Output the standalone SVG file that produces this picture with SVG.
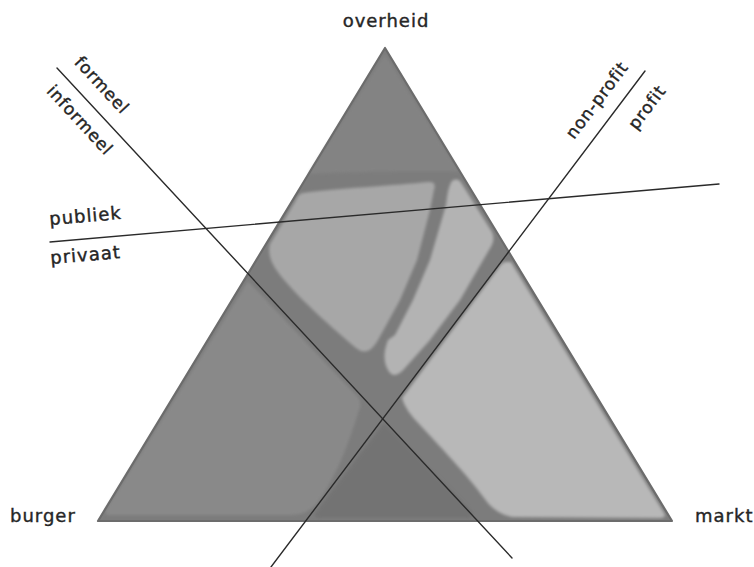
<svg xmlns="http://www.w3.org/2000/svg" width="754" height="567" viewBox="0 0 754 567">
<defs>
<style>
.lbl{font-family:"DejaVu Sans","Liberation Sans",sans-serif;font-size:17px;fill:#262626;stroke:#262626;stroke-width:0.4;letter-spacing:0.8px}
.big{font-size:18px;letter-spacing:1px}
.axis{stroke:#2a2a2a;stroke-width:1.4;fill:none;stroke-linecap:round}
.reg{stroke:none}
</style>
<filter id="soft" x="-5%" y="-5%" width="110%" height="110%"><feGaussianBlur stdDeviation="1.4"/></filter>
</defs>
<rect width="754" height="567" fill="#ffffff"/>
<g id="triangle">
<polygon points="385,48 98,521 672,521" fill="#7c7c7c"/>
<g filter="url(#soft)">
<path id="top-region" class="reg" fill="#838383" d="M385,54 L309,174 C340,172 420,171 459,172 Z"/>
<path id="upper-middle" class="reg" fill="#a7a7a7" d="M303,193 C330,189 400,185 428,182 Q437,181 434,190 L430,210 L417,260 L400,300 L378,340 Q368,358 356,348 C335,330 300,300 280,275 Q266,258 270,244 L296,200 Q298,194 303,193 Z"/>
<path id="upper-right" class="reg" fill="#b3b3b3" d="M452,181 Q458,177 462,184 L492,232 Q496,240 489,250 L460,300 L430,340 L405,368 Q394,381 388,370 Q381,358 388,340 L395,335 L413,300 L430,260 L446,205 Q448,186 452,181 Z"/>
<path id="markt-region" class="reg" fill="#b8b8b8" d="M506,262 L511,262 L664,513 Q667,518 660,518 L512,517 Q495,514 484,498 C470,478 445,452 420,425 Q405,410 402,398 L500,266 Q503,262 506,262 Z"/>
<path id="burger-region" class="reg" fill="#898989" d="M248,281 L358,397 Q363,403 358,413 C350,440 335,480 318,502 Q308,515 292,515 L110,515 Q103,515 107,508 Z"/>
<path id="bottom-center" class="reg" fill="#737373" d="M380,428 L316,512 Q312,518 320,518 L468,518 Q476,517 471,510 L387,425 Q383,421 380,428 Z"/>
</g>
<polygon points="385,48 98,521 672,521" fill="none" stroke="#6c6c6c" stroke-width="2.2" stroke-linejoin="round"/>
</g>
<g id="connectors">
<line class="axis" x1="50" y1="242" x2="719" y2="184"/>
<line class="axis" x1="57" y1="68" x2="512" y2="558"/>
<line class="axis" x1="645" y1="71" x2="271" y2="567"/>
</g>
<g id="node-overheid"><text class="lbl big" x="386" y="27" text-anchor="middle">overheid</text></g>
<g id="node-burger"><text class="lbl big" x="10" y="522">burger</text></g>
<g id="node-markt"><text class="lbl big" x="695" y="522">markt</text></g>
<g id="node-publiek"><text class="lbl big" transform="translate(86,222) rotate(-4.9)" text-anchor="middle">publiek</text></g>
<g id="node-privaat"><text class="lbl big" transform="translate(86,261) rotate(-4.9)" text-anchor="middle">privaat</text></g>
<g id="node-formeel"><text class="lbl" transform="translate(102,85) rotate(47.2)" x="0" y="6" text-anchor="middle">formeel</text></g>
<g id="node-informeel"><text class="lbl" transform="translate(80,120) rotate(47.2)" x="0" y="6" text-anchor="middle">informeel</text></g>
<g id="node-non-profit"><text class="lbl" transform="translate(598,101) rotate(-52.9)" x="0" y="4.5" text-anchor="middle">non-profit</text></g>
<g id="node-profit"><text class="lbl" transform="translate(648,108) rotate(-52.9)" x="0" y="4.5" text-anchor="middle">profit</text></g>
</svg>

.....

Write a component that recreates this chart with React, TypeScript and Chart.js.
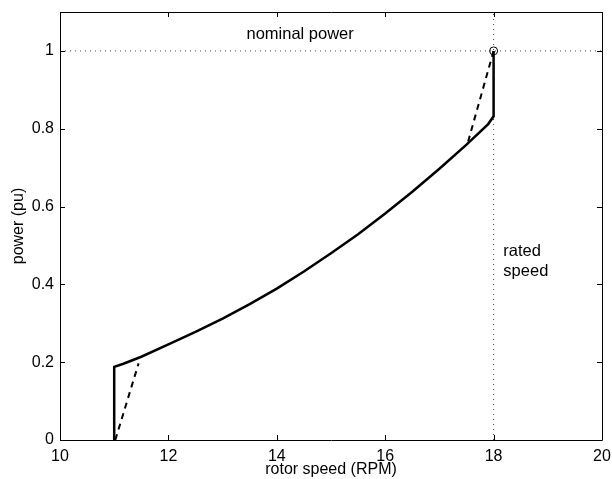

.....

DIRECTIONS
Go through the material and copy out every line with "this" in it.

EXPECTED OUTPUT
Output the standalone SVG file that produces this picture with SVG.
Write a component that recreates this chart with React, TypeScript and Chart.js.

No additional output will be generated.